Stel dat iemand je voor de rechter wil brengen omdat je hem geld schuldig bent. Spreek dan snel met hem af hoe je dat gaat oplossen. Nog voordat je bij de rechtbank bent. Anders laat de rechter je opsluiten in de gevangenis. En luister goed naar mijn woorden: Je komt die gevangenis pas uit als je je schulden helemaal hebt terugbetaald.
Jullie weten dat de wet zegt: «Je mag niet vreemdgaan.»
Dit zeg ik daarover: Ook wie naar een andere vrouw kijkt en met haar naar bed wil, gaat vreemd. Want hij is in gedachten met haar vreemdgegaan.
Stel dat je rechteroog iets slechts ziet. Iets dat jou weghaalt bij God. Ruk je oog dan uit en gooi het weg. Je verliest dan een deel van je lichaam. Maar anders kom je met je hele lichaam in de hel terecht.
Stel dat je rechterhand iets slechts doet. Iets dat jou weghaalt bij God. Hak je hand dan af en gooi hem weg. Je verliest dan een deel van je lichaam.

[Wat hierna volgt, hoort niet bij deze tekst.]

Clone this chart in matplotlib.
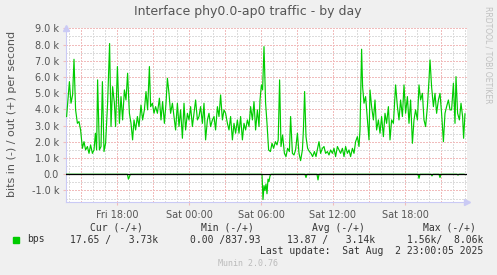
import matplotlib
matplotlib.use("Agg")
import matplotlib.pyplot as plt
from matplotlib.ticker import FixedLocator, FuncFormatter

# minutes since Fri 00:00, outgoing traffic in kbit/s
out_minutes = [828, 842, 850, 858, 865, 873, 882, 890, 898, 907, 915, 923, 932, 940, 948,
               957, 965, 972, 978, 983, 992, 1000, 1007, 1015, 1023, 1033, 1043, 1050, 1058,
               1067, 1073, 1082, 1092, 1100, 1108, 1117, 1125, 1133, 1142, 1150, 1158, 1165,
               1173, 1182, 1190, 1200, 1208, 1217, 1225, 1233, 1242, 1248, 1257, 1265, 1273,
               1282, 1292, 1300, 1308, 1317, 1325, 1332, 1340, 1348, 1357, 1365, 1373, 1382,
               1390, 1398, 1407, 1415, 1423, 1432, 1440, 1448, 1457, 1465, 1473, 1482, 1490,
               1498, 1507, 1515, 1523, 1532, 1540, 1548, 1557, 1565, 1573, 1582, 1590, 1598,
               1607, 1615, 1623, 1632, 1640, 1648, 1657, 1665, 1673, 1682, 1690, 1698, 1707,
               1715, 1723, 1732, 1740, 1748, 1757, 1765, 1773, 1782, 1790, 1795, 1802, 1808,
               1815, 1823, 1830, 1838, 1847, 1855, 1863, 1872, 1880, 1886, 1893,
               1900, 1908, 1917, 1925, 1933, 1942, 1948, 1957, 1965, 1973, 1982, 1990, 1998,
               2007, 2012, 2018, 2025, 2033, 2042, 2050, 2058, 2067, 2075, 2083, 2090, 2098,
               2107, 2115, 2123, 2132, 2140, 2148, 2157, 2165, 2173, 2182, 2190, 2198, 2207,
               2215, 2223, 2232, 2240, 2248, 2257, 2265, 2273, 2282, 2290, 2295, 2303, 2308,
               2315, 2323, 2332, 2340, 2345, 2353, 2362, 2370, 2378, 2387, 2395, 2403, 2412,
               2420, 2428, 2437, 2445, 2453, 2462, 2473, 2482, 2490, 2498, 2507, 2515, 2523,
               2532, 2540, 2548, 2557, 2565, 2573, 2582, 2590, 2598, 2607, 2615, 2623, 2632,
               2640, 2645, 2653, 2662, 2670, 2678, 2687, 2695, 2703, 2712, 2720, 2728, 2737,
               2745, 2753, 2762, 2770, 2775, 2783, 2792, 2800, 2808, 2813, 2820]
out_k = [3.56, 5.71, 4.38, 4.89, 7.09, 3.97, 3.14, 3.25, 2.73, 1.60, 2.01, 1.50, 1.71, 1.29, 1.81,
         1.29, 1.50, 2.53, 1.50, 5.82, 1.50, 1.71, 5.71, 1.40, 1.91, 4.38, 8.06, 2.94, 5.40,
         4.38, 2.94, 6.64, 3.14, 4.79, 3.35, 5.20, 4.58, 6.23, 3.76, 3.14, 2.12, 3.35,
         2.73, 3.56, 2.94, 4.27, 3.35, 3.97, 5.10, 3.97, 6.64, 4.17, 4.38, 3.76, 4.17,
         3.76, 4.69, 3.35, 4.48, 3.14, 4.38, 5.92, 4.99, 3.76, 4.38, 3.56, 2.73, 4.38,
         2.94, 3.97, 2.22, 4.38, 2.73, 3.76, 3.35, 4.17, 2.94, 3.76, 4.58, 3.35, 3.56,
         4.17, 3.14, 4.38, 2.12, 3.35, 3.76, 2.94, 3.35, 3.56, 2.73, 4.17, 3.56, 4.89,
         3.35, 3.97, 3.76, 3.14, 2.73, 3.56, 2.12, 3.14, 2.53, 3.35, 2.53, 3.56, 2.12,
         3.14, 2.73, 3.35, 2.94, 4.17, 3.35, 4.48, 2.73, 3.97, 2.94, 4.58, 5.51, 5.20,
         7.87, 4.38, 3.14, 1.50, 1.40, 1.91, 1.60, 2.01, 1.81, 2.12, 5.82,
         1.71, 2.42, 1.29, 1.09, 1.60, 1.40, 3.56, 1.29, 1.19, 1.50, 2.53, 1.29, 0.84,
         1.50, 2.73, 5.10, 2.32, 1.60, 1.40, 1.29, 1.09, 1.40, 1.09, 1.60, 2.01, 1.29,
         1.60, 1.71, 1.29, 1.40, 1.19, 1.50, 1.29, 1.60, 1.09, 1.71, 1.50, 1.29, 1.60,
         1.09, 1.71, 1.29, 1.50, 1.09, 1.60, 1.29, 2.01, 2.32, 1.71, 2.73, 7.71, 5.40,
         4.38, 4.79, 3.35, 2.12, 5.20, 4.17, 3.35, 4.58, 2.73, 3.35, 2.53, 3.56, 2.32,
         3.76, 3.14, 4.17, 2.12, 3.35, 3.14, 5.51, 4.17, 3.35, 4.58, 3.56, 5.51, 3.76,
         4.79, 3.14, 4.58, 1.91, 3.35, 3.97, 3.35, 5.51, 4.58, 4.99, 3.35, 2.94, 4.17,
         5.82, 7.05, 5.40, 4.17, 4.99, 3.76, 4.58, 4.99, 3.76, 2.01, 3.76, 4.17, 4.58,
         3.97, 3.97, 5.61, 3.14, 6.02, 3.76, 3.35, 4.38, 3.56, 2.22, 3.73]

# incoming traffic (drawn negative), kbit/s
in_minutes = [828, 1132, 1137, 1142, 1147, 1805, 1810, 1815, 1820, 1825, 1830, 1835, 1840,
              1845, 1850, 2020, 2025, 2030, 2080, 2085, 2090, 2585, 2590, 2595, 2650, 2655,
              2660, 2690, 2695, 2700, 2780, 2785, 2790, 2815, 2820]
in_k = [0, 0, 0.30, 0.15, 0, 0, 1.56, 0.70, 1.00, 0.60, 1.20, 0.30, 0.45,
        0.10, 0, 0, 0.20, 0, 0, 0.35, 0, 0, 0.25, 0, 0, 0.10,
        0, 0, 0.20, 0, 0, 0.05, 0, 0, 0.018]

x_ticks = [1080, 1440, 1800, 2160, 2520]
x_labels = ["Fri 18:00", "Sat 00:00", "Sat 06:00", "Sat 12:00", "Sat 18:00"]

W, H = 497, 275
bg = "#F0F0F0"
txt = "#555555"
red_grid = "#F1BCBC"
grey_grid = "#DCDCDC"
axis_c = "#CACAF5"

fig = plt.figure(figsize=(W / 100, H / 100), dpi=100, facecolor=bg)
ax = fig.add_axes([66 / W, 1 - 202 / H, 401 / W, 173.7 / H])
ax.set_facecolor("white")

ax.plot(out_minutes, [v * 1000 for v in out_k], color="#00CC00", lw=0.85, zorder=3)
ax.plot(in_minutes, [-v * 1000 for v in in_k], color="#00CC00", lw=0.85, zorder=3)
ax.axhline(0, color="black", lw=0.9, zorder=4)

ax.set_xlim(825, 2830)
ax.set_ylim(-1710, 9000)

# grid: minor grey every hour / 500, major red every 3h / 1k
for m in range(840, 2830, 60):
    c = red_grid if m % 180 == 0 else grey_grid
    ax.axvline(m, color=c, lw=0.72, ls=(0, (1.4, 1.4)), antialiased=False, zorder=1)
for v in range(-1500, 9001, 500):
    c = red_grid if v % 1000 == 0 else grey_grid
    ax.axhline(v, color=c, lw=0.72, ls=(0, (1.4, 1.4)), antialiased=False, zorder=1)

ax.xaxis.set_major_locator(FixedLocator(x_ticks))
ax.set_xticklabels(x_labels)
ax.yaxis.set_major_locator(FixedLocator(range(-1000, 9001, 1000)))
ax.yaxis.set_major_formatter(FuncFormatter(
    lambda v, p: "0.0" if v == 0 else f"{v / 1000:.1f} k"))
ax.tick_params(axis="both", labelsize=7, colors=txt, length=2, pad=3)
ax.tick_params(axis="x", color=red_grid, pad=4)
ax.tick_params(axis="y", color=red_grid)

for s in ["top", "right"]:
    ax.spines[s].set_visible(False)
for s in ["left", "bottom"]:
    ax.spines[s].set_color(axis_c)
    ax.spines[s].set_linewidth(0.8)
ax.plot([1], [0], marker=">", ms=4, color=axis_c, transform=ax.transAxes, clip_on=False)
ax.plot([0], [1], marker="^", ms=4, color=axis_c, transform=ax.transAxes, clip_on=False)

def ftext(x, y, s, **kw):
    fig.text(x / W, 1 - y / H, s, **kw)

ftext(248, 12, "Interface phy0.0-ap0 traffic - by day", ha="center", va="center",
      fontsize=9, color=txt)
ftext(12, 114, "bits in (-) / out (+) per second", rotation=90, ha="center",
      va="center", fontsize=8, color=txt)
ftext(488, 6, "RRDTOOL / TOBI OETIKER", rotation=270, ha="center", va="top",
      fontsize=5.5, color="#C0C0C0")

mono = dict(family="DejaVu Sans Mono", fontsize=7, color="#333333", va="center")
ftext(143, 228, "Cur (-/+)", ha="right", **mono)
ftext(254, 228, "Min (-/+)", ha="right", **mono)
ftext(365, 228, "Avg (-/+)", ha="right", **mono)
ftext(476, 228, "Max (-/+)", ha="right", **mono)
fig.patches.append(plt.Rectangle((13 / W, 1 - 242.5 / H), 6 / W, 6 / H,
                                 transform=fig.transFigure, color="#00CC00"))
ftext(27, 239.5, "bps", ha="left", **mono)
ftext(158, 239.5, "17.65 /   3.73k", ha="right", **mono)
ftext(261, 239.5, "0.00 /837.93", ha="right", **mono)
ftext(375, 239.5, "13.87 /   3.14k", ha="right", **mono)
ftext(483, 239.5, "1.56k/  8.06k", ha="right", **mono)
ftext(483, 251.5, "Last update:  Sat Aug  2 23:00:05 2025", ha="right", **mono)
ftext(248, 264, "Munin 2.0.76", ha="center", va="center", family="DejaVu Sans Mono",
      fontsize=6, color="#BBBBBB")

fig.savefig("out.png", dpi=100, facecolor=bg)
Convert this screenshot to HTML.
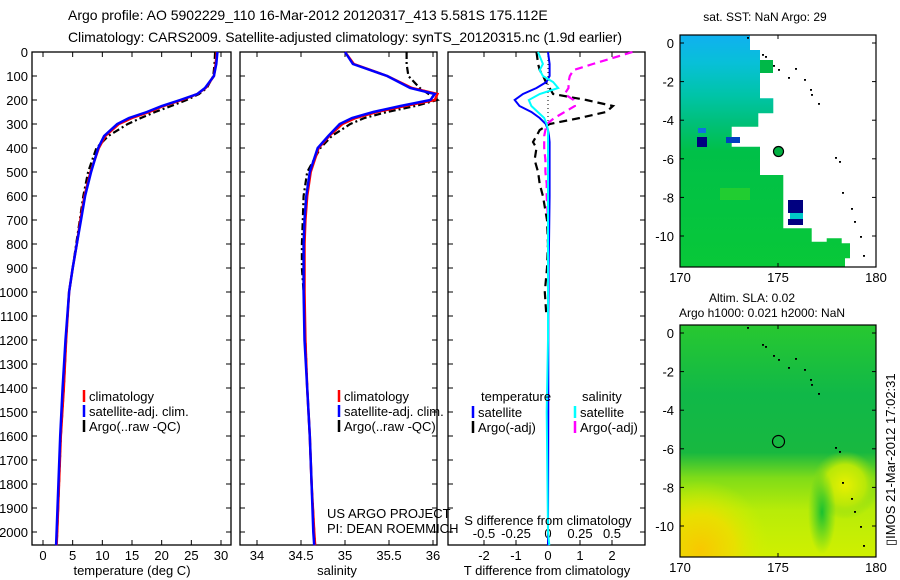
<!DOCTYPE html>
<html><head><meta charset="utf-8"><style>
html,body{margin:0;padding:0;background:#fff;width:900px;height:580px;overflow:hidden;}
svg{display:block;font-family:"Liberation Sans",sans-serif;}
</style></head><body>
<svg id="fig" width="900" height="580" viewBox="0 0 900 580" overflow="hidden">
<defs>
<linearGradient id="sstg" x1="0" y1="0" x2="0" y2="1">
<stop offset="0" stop-color="#10b0f0"/><stop offset="0.12" stop-color="#08c0d8"/><stop offset="0.26" stop-color="#00c4a8"/><stop offset="0.38" stop-color="#00c078"/><stop offset="0.5" stop-color="#00c048"/><stop offset="1" stop-color="#08c838"/>
</linearGradient>
<linearGradient id="slag" x1="0" y1="0" x2="0" y2="1">
<stop offset="0" stop-color="#28c830"/><stop offset="0.3" stop-color="#10b848"/><stop offset="0.55" stop-color="#18b840"/><stop offset="0.66" stop-color="#80dc18"/><stop offset="0.8" stop-color="#b8ec08"/><stop offset="1" stop-color="#d0f000"/>
</linearGradient>
<radialGradient id="yl1" gradientUnits="userSpaceOnUse" cx="700" cy="550" r="70"><stop offset="0" stop-color="#f8c800"/><stop offset="0.5" stop-color="#e8e000"/><stop offset="1" stop-color="#d0f000" stop-opacity="0"/></radialGradient>
<radialGradient id="yl2" gradientUnits="userSpaceOnUse" cx="845" cy="485" r="34"><stop offset="0" stop-color="#e8f000"/><stop offset="0.6" stop-color="#b8e808"/><stop offset="1" stop-color="#80d818" stop-opacity="0"/></radialGradient>
<radialGradient id="gr1" cx="0.5" cy="0.5" r="0.5"><stop offset="0" stop-color="#18c030"/><stop offset="1" stop-color="#30c830" stop-opacity="0"/></radialGradient>
</defs>
<g id="panels"></g>
<text x="68" y="20" font-size="14">Argo profile: AO 5902229_110 16-Mar-2012 20120317_413 5.581S 175.112E</text>
<text x="68" y="42" font-size="14" textLength="554">Climatology: CARS2009. Satellite-adjusted climatology: synTS_20120315.nc (1.9d earlier)</text>
<text x="132" y="575" font-size="13" text-anchor="middle">temperature (deg C)</text>
<text x="337" y="575" font-size="13" text-anchor="middle">salinity</text>
<text x="547" y="575" font-size="13" text-anchor="middle">T difference from climatology</text>
<text x="548" y="525" font-size="13" text-anchor="middle">S difference from climatology</text>
<text x="327" y="518" font-size="13">US ARGO PROJECT</text>
<text x="327" y="533" font-size="13">PI: DEAN ROEMMICH</text>
<text x="765" y="21" font-size="12" text-anchor="middle">sat. SST: NaN Argo: 29</text>
<text x="752" y="302" font-size="12" text-anchor="middle">Altim. SLA: 0.02</text>
<text x="762" y="317" font-size="12" text-anchor="middle">Argo h1000: 0.021 h2000: NaN</text>
<text x="0" y="0" font-size="13" transform="translate(895,546) rotate(-90)">▯IMOS 21-Mar-2012 17:02:31</text>
</svg>
<script>
// ---- data ----
const depthTicks=[0,100,200,300,400,500,600,700,800,900,1000,1100,1200,1300,1400,1500,1600,1700,1800,1900,2000];
const tempTicks=[0,5,10,15,20,25,30];
const salTicks=[34,34.5,35,35.5,36];
const salTickLabels=["34","34.5","35","35.5","36"];
const tdTicks=[-2,-1,0,1,2];
const sdTicks=[-0.5,-0.25,0,0.25,0.5];
const sdTickLabels=["-0.5","-0.25","0","0.25","0.5"];
const depths=[0,50,100,150,175,200,225,250,275,300,350,400,500,600,700,800,900,1000,1200,1400,1600,1800,2000,2055];
const tempClim=[29.3,29.1,28.8,27.4,26.0,23.4,20.3,17.9,15.0,12.8,10.5,9.4,8.0,7.0,6.3,5.7,5.0,4.4,3.9,3.5,3.0,2.7,2.4,2.3];
const tempSat=[29.4,29.2,28.8,27.3,26.0,23.1,20.0,17.5,14.5,12.5,10.3,9.3,8.1,7.1,6.4,5.7,5.0,4.4,3.8,3.3,2.9,2.6,2.3,2.2];
const tempArgo=[29.0,28.9,28.7,27.6,26.3,24.2,21.6,18.9,16.5,14.3,11.0,9.0,7.6,6.8,6.2,5.6,5.0,4.4,3.9,3.5,3.0,2.7,2.4,2.3];
const salClim=[35.0,35.1,35.48,35.76,36.05,36.02,35.68,35.36,35.12,34.97,34.82,34.70,34.61,34.57,34.55,34.54,34.54,34.54,34.55,34.57,34.60,34.62,34.65,34.66];
const salSat=[35.0,35.09,35.48,35.74,36.02,35.97,35.63,35.32,35.08,34.94,34.81,34.69,34.60,34.56,34.54,34.53,34.53,34.53,34.54,34.57,34.60,34.62,34.64,34.65];
const salArgo=[35.7,35.7,35.72,35.85,35.95,36.05,35.8,35.48,35.22,35.06,34.85,34.72,34.57,34.53,34.52,34.51,34.51,34.53,34.55,34.57,34.60,34.62,34.65,34.66];
const diffDepths=[0,50,75,100,125,150,175,200,225,250,275,300,325,350,375,400,450,500,550,600,700,800,900,1000,1100,1200,1500,2000,2055];
const tDiffSat=[0,0.05,0.05,0.05,-0.05,-0.36,-0.78,-1.04,-0.89,-0.52,-0.26,-0.07,0,0.03,0.05,0.05,0.05,0.05,0.05,0.05,0.04,0.03,0.02,0.02,0.01,0.01,0.01,0,0];
const tDiffArgo=[-0.36,-0.31,-0.26,-0.15,-0.07,0.05,0.16,1.2,2.03,1.82,0.99,0.05,-0.26,-0.36,-0.47,-0.36,-0.42,-0.31,-0.26,-0.16,-0.03,0,-0.03,-0.1,-0.05,null,null,null,null];
const sDiffSat=[-0.078,-0.04,-0.065,-0.04,0.04,0.08,-0.065,-0.15,-0.13,-0.08,-0.03,-0.01,0,0,0,0,0,0,0,0,0,0,0,0,0,0,-0.01,0,0.01];
const sDiffArgo=[0.66,0.35,0.2,0.17,0.16,0.16,0.13,0.2,0.21,0.13,0.05,-0.01,-0.02,-0.03,-0.03,-0.03,-0.02,-0.02,-0.01,-0.01,0,null,null,null,null,null,null,null,null];

const NS='http://www.w3.org/2000/svg';
const root=document.getElementById('panels');
function mk(tag,attrs,parent){const e=document.createElementNS(NS,tag);for(const k in attrs)e.setAttribute(k,attrs[k]);(parent||root).appendChild(e);return e;}
const TOP=52,BOT=545;
function yOf(d){return TOP+d*0.24;}
function scale(v0,p0,v1,p1){return v=>p0+(v-v0)*(p1-p0)/(v1-v0);}

function frame(x0,x1,name,yLabels){
  const r=mk('rect',{x:x0,y:TOP,width:x1-x0,height:BOT-TOP,fill:'none',stroke:'#000','stroke-width':1.3});
  
  
  depthTicks.forEach(d=>{
    const y=yOf(d);
    mk('line',{x1:x0,x2:x0+5,y1:y,y2:y,stroke:'#000'});
    mk('line',{x1:x1,x2:x1-5,y1:y,y2:y,stroke:'#000'});
    if(yLabels){const t=mk('text',{x:x0-4,y:y+5,'font-size':13,'text-anchor':'end'});t.textContent=d;
      
      }
  });
}
function xticks(vals,labels,sx,name){
  vals.forEach((v,i)=>{const x=sx(v);
    mk('line',{x1:x,x2:x,y1:BOT,y2:BOT-5,stroke:'#000'});
    mk('line',{x1:x,x2:x,y1:TOP,y2:TOP+5,stroke:'#000'});
    const t=mk('text',{x:x,y:BOT+15,'font-size':13,'text-anchor':'middle'});t.textContent=labels[i];
    
    
  });
}
function line(xs,ds,sx,style,name){
  let d='',pen=false;
  xs.forEach((v,i)=>{if(v===null){pen=false;return;}d+=(pen?'L':'M')+sx(v).toFixed(1)+','+yOf(ds[i]).toFixed(1);pen=true;});
  const p=mk('path',Object.assign({d:d,fill:'none'},style));
  
  
}
function legend(x,y,items){
  items.forEach((it,i)=>{
    mk('line',{x1:x,x2:x,y1:y+i*15-10,y2:y+i*15+2,stroke:it[1],'stroke-width':2.5});
    const t=mk('text',{x:x+5,y:y+i*15+1,'font-size':13});t.textContent=it[0];
    
    
  });
}
// Panel 1 temperature
const sT=scale(0,43,30,221);
frame(32,231,'temperature-panel',true);
xticks(tempTicks,tempTicks.map(String),sT,'temperature-tick-label');
line(tempArgo,depths,sT,{stroke:'#000','stroke-width':2.2,'stroke-dasharray':'7 3 2 3'},'argo-temperature-line');
line(tempClim,depths,sT,{stroke:'#f00','stroke-width':2.5},'climatology-temperature-line');
line(tempSat,depths,sT,{stroke:'#00f','stroke-width':2.5},'satellite-temperature-line');
legend(84,400,[['climatology','#f00'],['satellite-adj. clim.','#00f'],['Argo(..raw -QC)','#000']]);
// Panel 2 salinity
const sS=scale(34,257,36,433);
frame(240,437,'salinity-panel',false);
xticks(salTicks,salTickLabels,sS,'salinity-tick-label');
line(salArgo,depths,sS,{stroke:'#000','stroke-width':2.2,'stroke-dasharray':'7 3 2 3'},'argo-salinity-line');
line(salClim,depths,sS,{stroke:'#f00','stroke-width':2.5},'climatology-salinity-line');
line(salSat,depths,sS,{stroke:'#00f','stroke-width':2.5},'satellite-salinity-line');
legend(339,400,[['climatology','#f00'],['satellite-adj. clim.','#00f'],['Argo(..raw -QC)','#000']]);
// Panel 3 differences
const sTD=scale(0,548,1,580);
const sSD=scale(0,548,0.25,580);
frame(448,645,'difference-panel',false);
xticks(tdTicks,tdTicks.map(String),sTD,'t-difference-tick-label');
sdTicks.forEach((v,i)=>{const t=mk('text',{x:sSD(v),y:538,'font-size':13,'text-anchor':'middle'});t.textContent=sdTickLabels[i];
  
  });
mk('line',{x1:548,x2:548,y1:TOP,y2:BOT,stroke:'#000','stroke-dasharray':'1 3'});
line(tDiffArgo,diffDepths,sTD,{stroke:'#000','stroke-width':2.2,'stroke-dasharray':'8 5'},'argo-t-difference-line');
line(sDiffArgo,diffDepths,sSD,{stroke:'#f0f','stroke-width':2.2,'stroke-dasharray':'8 5'},'argo-s-difference-line');
line(tDiffSat,diffDepths,sTD,{stroke:'#00f','stroke-width':2},'satellite-t-difference-line');
line(sDiffSat,diffDepths,sSD,{stroke:'#0ff','stroke-width':2},'satellite-s-difference-line');
(function(){const t=mk('text',{x:481,y:401,'font-size':13});t.textContent='temperature';


const s=mk('text',{x:582,y:401,'font-size':13});s.textContent='salinity';

})();
legend(473,416,[['satellite','#00f'],['Argo(-adj)','#000']]);
legend(575,416,[['satellite','#0ff'],['Argo(-adj)','#f0f']]);

// ---- maps ----
const mapLonTicks=[170,175,180];
const mapLatTicks=[0,-2,-4,-6,-8,-10];
function mapFrame(top,bot,lat0y,name){
  const lx=scale(170,680,180,876);
  const ly=scale(0,lat0y,-10,lat0y+193);
  const r=mk('rect',{x:680,y:top,width:196,height:bot-top,fill:'none',stroke:'#000','stroke-width':1.2});
  
  
  mapLonTicks.forEach(v=>{const x=lx(v);mk('line',{x1:x,x2:x,y1:bot,y2:bot-4,stroke:'#000'});mk('line',{x1:x,x2:x,y1:top,y2:top+4,stroke:'#000'});
    const t=mk('text',{x:x,y:bot+15,'font-size':13,'text-anchor':'middle'});t.textContent=v;
    
    });
  mapLatTicks.forEach(v=>{const y=ly(v);mk('line',{x1:680,x2:684,y1:y,y2:y,stroke:'#000'});mk('line',{x1:876,x2:872,y1:y,y2:y,stroke:'#000'});
    const t=mk('text',{x:674,y:y+5,'font-size':13,'text-anchor':'end'});t.textContent=v;
    
    });
  return [lx,ly];
}
// SST map
const pts=[[120,45],[330,45],[330,90],[360,90],[360,235],[400,235],[400,280],[355,280],[355,320],[275,320],[275,380],[360,380],[360,465],[430,465],[430,625],[515,625],[515,665],[560,665],[560,655],[605,655],[605,670],[630,670],[630,715],[615,715],[615,741],[120,741]];
const poly=mk('polygon',{points:pts.map(p=>(640+p[0]/3).toFixed(1)+','+(20+p[1]/3).toFixed(1)).join(' '),fill:'url(#sstg)'});


mk('rect',{x:760,y:60,width:13,height:13,fill:'#00b848'});
mk('rect',{x:788,y:200,width:15,height:13,fill:'#000080'});
mk('rect',{x:788,y:219,width:15,height:6,fill:'#000080'});
mk('rect',{x:697,y:137,width:10,height:10,fill:'#000080'});
mk('rect',{x:726,y:137,width:14,height:6,fill:'#0040c0'});
mk('rect',{x:698,y:128,width:8,height:5,fill:'#1070e0'});
mk('rect',{x:790,y:213,width:13,height:6,fill:'#00c8c8'});
mk('rect',{x:720,y:188,width:30,height:12,fill:'#40d820',opacity:0.5});
mapFrame(35,267,43,'sst-map');
const pos1=mk('circle',{cx:778.5,cy:151.5,r:5,fill:'#00b040',stroke:'#000','stroke-width':1.2});


// SLA map
const bg=mk('rect',{x:680,y:325,width:196,height:232,fill:'url(#slag)'});


mk('rect',{x:680,y:480,width:90,height:77,fill:'url(#yl1)'});
mk('rect',{x:811,y:445,width:65,height:80,fill:'url(#yl2)'});
mk('ellipse',{cx:822,cy:512,rx:14,ry:42,fill:'url(#gr1)'});
mapFrame(325,557,333,'sla-map');
const pos2=mk('circle',{cx:778.5,cy:441.5,r:6,fill:'none',stroke:'#000','stroke-width':1.2});


// island dots
const isl=[[747,38],[762,55],[765,57],[773,66],[778,70],[788,78],[795,69],[804,80],[810,90],[811,95],[818,104],[835,158],[839,162],[842,193],[851,209],[860,237],[863,256],[854,222]];
isl.forEach(p=>{mk('rect',{x:p[0],y:p[1]-1,width:2,height:1.8,fill:'#000'});mk('rect',{x:p[0],y:p[1]+289,width:2,height:1.8,fill:'#000'});});
</script>
</body></html>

Maar anders kom je met je hele lichaam in de hel.
Jullie weten dat de wet zegt: «Als je wilt scheiden van je vrouw, moet je haar een scheidingsbrief meegeven.»
Dit zeg ik daarover: Je mag helemaal niet scheiden van je vrouw, behalve als ze zelf vreemdgegaan is. Door te scheiden laat je haar vreemdgaan. Want dat gebeurt als ze met een ander trouwt. En je gaat zelf ook vreemd als je met een gescheiden vrouw trouwt.
Jullie weten wat er nog meer gezegd is tegen jullie voorouders. Het staat in de wet: «Zeg niet te snel: Dat is zo zeker als de Heer leeft! Want als je iets zegt dat niet waar is, heb je schuld bij God.»
Dit zeg ik daarover: Gebruik nooit de woorden: ‘Zo zeker als de Heer leeft!’ En zeg nooit over iets: ‘Dat is zo zeker als de hemel bestaat’ of: ‘Dat is zo zeker als de aarde bestaat’. Want God is koning van de hemel, hij heerst over de aarde.
Zeg ook niet: ‘Dat is zo zeker als Jeruzalem bestaat’. Want Jeruzalem is de stad van God. En zeg ook niet: ‘Dat is zo zeker als ik een hoofd heb’. Want je kunt nog geen haar op je hoofd van kleur laten veranderen.
Zo moet het zijn: Zeg ja als het ja is, en zeg nee als het nee is. Al dat andere is bedacht door de duivel.